Instagram: building a recognizable color signature
Instagram is a visual discovery platform where color consistency is the most reliable driver of brand recognition in the feed. Studies of top brand accounts consistently show that the most-recognized brands use 2-3 dominant colors in over 80% of their content. The color signature doesn't need to be unusual — it needs to be applied with discipline. Brand color systems for Instagram should define: (1) a primary background color (the dominant color that appears behind most content — often white, off-white, black, or a brand color), (2) 1-2 accent colors that appear consistently on text, graphic elements, and CTAs, and (3) a set of rules for photography treatment (warm vs cool color grading, light vs dark key, saturation level). The most effective Instagram color strategies are brand-first, not trend-first: they apply the brand palette consistently rather than chasing each seasonal color trend.
TikTok: color for the first half-second
TikTok content is viewed in an infinite vertical scroll where each video has approximately 0.5 seconds to capture attention before the user continues scrolling. This creates extreme demand for visual immediacy — the first frame of a video must communicate something interesting before the audio or text is processed. High-contrast color combinations are effective for this reason: white text on a vivid solid background, neon text on black, bright graphic elements that read instantly. The TikTok color vocabulary that has emerged from the platform's native creators includes: vivid gradient overlays (often pink-to-purple or blue-to-green), high-contrast text treatments (white text with black outline or drop shadow), green screen backgrounds used creatively as color fields, and the platform's own UI colors (red notification badges, white interface) which creators often echo in brand palettes to blend natively into the feed. For brand accounts on TikTok, the choice is between adapting to the platform's native energy (vivid, high-contrast, raw) or accepting that polished brand content will underperform relative to native creator content.

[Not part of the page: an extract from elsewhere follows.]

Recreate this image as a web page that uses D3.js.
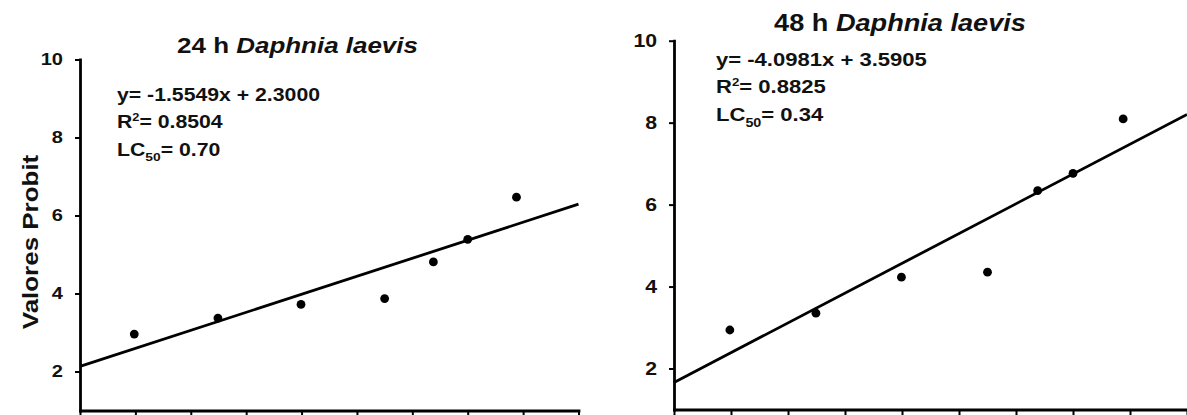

Pinterest: warm and aspirational wins
Pinterest users are primarily in planning mode — they are gathering inspiration for a future project (home renovation, wedding, wardrobe, recipe collection). The dominant emotional state is aspirational: they want to feel what something could be like, not urgently need to act immediately. This planning mode shapes Pinterest's color culture: content that performs best on Pinterest tends toward warm, light, and aspirational — cream backgrounds, warm neutrals, soft blush and sage palettes, natural materials and textures. These palettes dominate Pinterest because they represent the lifestyle aspirations of the platform's core user base and because they photograph well in the flat-lay and styled-interior formats that Pinterest rewards. Brands with cool, minimal, or tech aesthetics face a structural disadvantage on Pinterest's warm-biased feed. Strategies: create a warm-adapted content series specifically for Pinterest (a 'mood board' or 'lifestyle' content series that uses a warmer palette than the main brand), or focus Pinterest strategy on content categories where the brand's aesthetic is native (e.g., a tech brand's productivity or workspace content may perform on Pinterest's work/study boards where minimal cool aesthetics are accepted).
Cross-platform color adaptation
Brands that operate across multiple social platforms need a color system that can be adapted for each platform's aesthetic without losing brand coherence. The approach: define a core brand palette (2-3 colors that are non-negotiable across all platforms) and a set of platform-specific expression rules. The core palette maintains brand recognition. The expression rules allow appropriate adaptation. For example: a fintech brand's core palette is cobalt blue and white. On Instagram, the expression is clean, high-production editorial content in the cobalt and white palette. On TikTok, the expression is high-contrast cobalt on black or white text on cobalt — the colors are the same, the energy level and production style are adapted. On Pinterest, the expression might be 'cobalt accent on cream background' — the warm off-white is added to soften the palette for Pinterest's aesthetic while maintaining the cobalt brand signature. Same brand, different expression, platform-appropriate adaptation.
Color and algorithm: when to follow and when to resist trends
Each social platform has algorithmic biases that reward certain visual aesthetics at certain times. When a color trend is algorithmic (the platform is actively surfacing content in a specific color aesthetic), participating in the trend generates short-term reach at the cost of brand distinctiveness. When a brand's palette aligns with the algorithmic trend, participation is free and beneficial. When it doesn't, the decision is whether to adapt temporarily (reach gain, brand dilution) or maintain distinctiveness (lower immediate reach, stronger long-term brand identity). The professional answer: never permanently alter a brand's core color palette for algorithmic reasons. Short-term platform trends (summer pastels, Y2K chrome, dark academia) can be acknowledged through limited series, seasonal campaigns, or sub-brand expressions without compromising the core identity. The brand palette exists to be recognized over months and years — algorithmic trends cycle every few weeks. Chasing them produces a brand that has no visual memory.